La quasi-totalité des blogueurs qui évoquent les difficultés sociales que connaît la Chine auront rencontré les mêmes problèmes que moi. Les sites web chinois ont dressé une liste de mots sensibles, comme «Tibet», «Fa Lun Gong», «Wang Lijun», «Bo Xilai», «Jiang Zemin», etc. Tout contenu où figurent ces termes est bloqué automatiquement.
On entend parfois dire qu’Internet est un don de Dieu pour la Chine. En réalité, l’utilisation d’Internet dans ce pays est une «danse enchaînée».
Surveillance et suppression de comptes sur internet
Lorsqu’un événement se produit, par exemple la catastrophe ferroviaire de Wenzhou en 2011, les commentaires et les observations des blogueurs sont supprimés.
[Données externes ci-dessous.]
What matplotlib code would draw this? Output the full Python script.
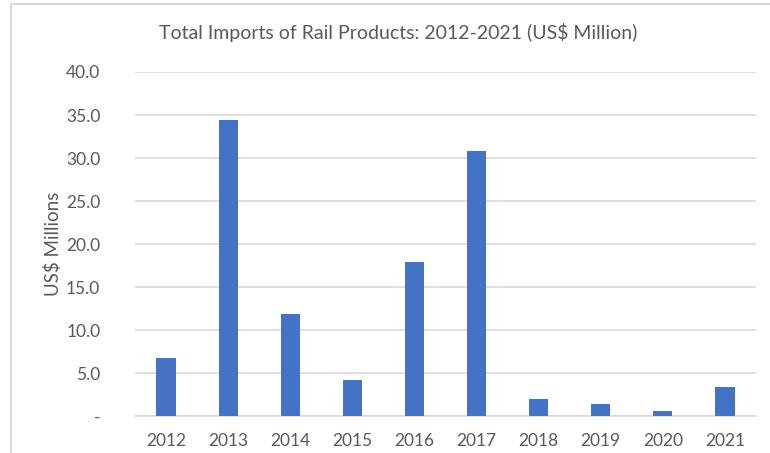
import matplotlib.pyplot as plt
from matplotlib.patches import Rectangle

years = ['2012', '2013', '2014', '2015', '2016', '2017', '2018', '2019', '2020', '2021']
imports = [6.8, 34.4, 11.9, 4.2, 17.9, 30.8, 2.0, 1.4, 0.6, 3.4]
y_ticks = [0, 5, 10, 15, 20, 25, 30, 35, 40]
y_tick_labels = ['-', '5.0', '10.0', '15.0', '20.0', '25.0', '30.0', '35.0', '40.0']

plt.rcParams['font.family'] = ['Lato', 'DejaVu Sans']
text_color = '#595959'
grid_color = '#d9d9d9'

fig = plt.figure(figsize=(7.7, 4.53), dpi=100)
ax = fig.add_axes([135/770, 1 - 416.3/453, (756 - 135)/770, (416.3 - 72)/453])

x = range(len(years))
ax.bar(x, imports, width=0.31, color='#4472c4', zorder=3)

ax.set_xlim(-0.5, len(years) - 0.5)
ax.set_ylim(0, 40)
ax.set_yticks(y_ticks)
ax.set_yticklabels(y_tick_labels)
ax.set_xticks(list(x))
ax.set_xticklabels(years)
ax.tick_params(axis='both', length=0, labelsize=12.5, colors=text_color)
ax.tick_params(axis='y', pad=25)
ax.tick_params(axis='x', pad=12)
ax.grid(axis='y', color=grid_color, linewidth=1.2, zorder=0)
for side in ['top', 'right', 'left']:
    ax.spines[side].set_visible(False)
ax.spines['bottom'].set_color(grid_color)
ax.spines['bottom'].set_linewidth(1.2)

ax.set_ylabel('US$ Millions', fontsize=13.5, color=text_color, labelpad=3)
fig.text(398/770, 1 - 33/453, 'Total Imports of Rail Products: 2012-2021 (US$ Million)',
         ha='center', va='center', fontsize=14, color=text_color)

# chart frame
fig.patches.append(Rectangle((11/770, -0.1), 1.2, 1 - 4/453 + 0.1, transform=fig.transFigure,
                             fill=False, edgecolor=grid_color, linewidth=1.5))

fig.savefig('out.png', dpi=100)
La société Sina Weibo emploie plus de 1 000 administrateurs chargés de vérifier les blogs et de supprimer ceux jugés sensibles.
Depuis le début de l’année 2012, Internet fait l’objet d’un contrôle renforcé. Depuis le 16 mars 2012, la plupart des sites ont mis en place un système d’enregistrement des internautes sous leur vrai nom afin de dissuader ceux qui souhaiteraient publier du contenu inacceptable pour les autorités. Si un internaute publie du contenu considéré comme une menace, il risque d’être arrêté par les autorités, qui l’auront retrouvé grâce à l’adresse qu’il a fourni lorsqu’il s’est enregistré.
Militants dans la ligne de mire du gouvernement
Il existe trois grandes questions politiques délicates en Chine: le Tibet, le Fa Lun Gong et le Xinjiang – il est interdit de débattre de ces questions.
En 2008, le président chinois Hu Jintao a déclaré que quatre facteurs favorisaient les troubles sociaux: les auteurs de pétitions, les avocats spécialisés dans la défense des droits, les journalistes et les ONG.
Je me sens toujours menacée par les autorités chinoises, même si je vis en Allemagne, où j’ai un emploi stable.
En décembre 2011, je suis allée à Hong Kong et j’ai tenté de retourner en Chine, mais je n’y ai pas été autorisée – le gouvernement chinois a même colporté des rumeurs sur moi.
Je crois cependant que certains militants dans le pays sont confrontés à des situations bien plus difficiles que celle que j’ai vécue. Teng Biao, Jiang Tianyong et Tang Jitian, avocats spécialisés dans les droits humains, l’écrivain du Sichuan Ran Yunfei, l’artiste Ai Weiwei et la militante des droits humains Wang Lihong ont tous été arrêtés et placés illégalement en détention par la police. Certains d’entre eux ont même été condamnés après la révolution du jasmin l’année dernière.
Grâce à Internet, je suis restée en contact avec la Chine. J’organise des actions de solidarité, en particulier pour Ai Weiwei, et j’y participe depuis l’Allemagne.
Après sa libération, alors que le gouvernement chinois continuait d’exercer des pressions sur lui, j’ai été l’une des instigatrices du mouvement qui s’est formé pour l’aider à contester un redressement fiscal.
Pour le peuple chinois, le danger n’est pas d’agir mais de se taire et de se soumettre. C’est ce que nous ont prouvé par leur courage et leur action des militants des droits humains, comme Hu Jia et Chen Guangcheng, et je voudrais apprendre d’eux.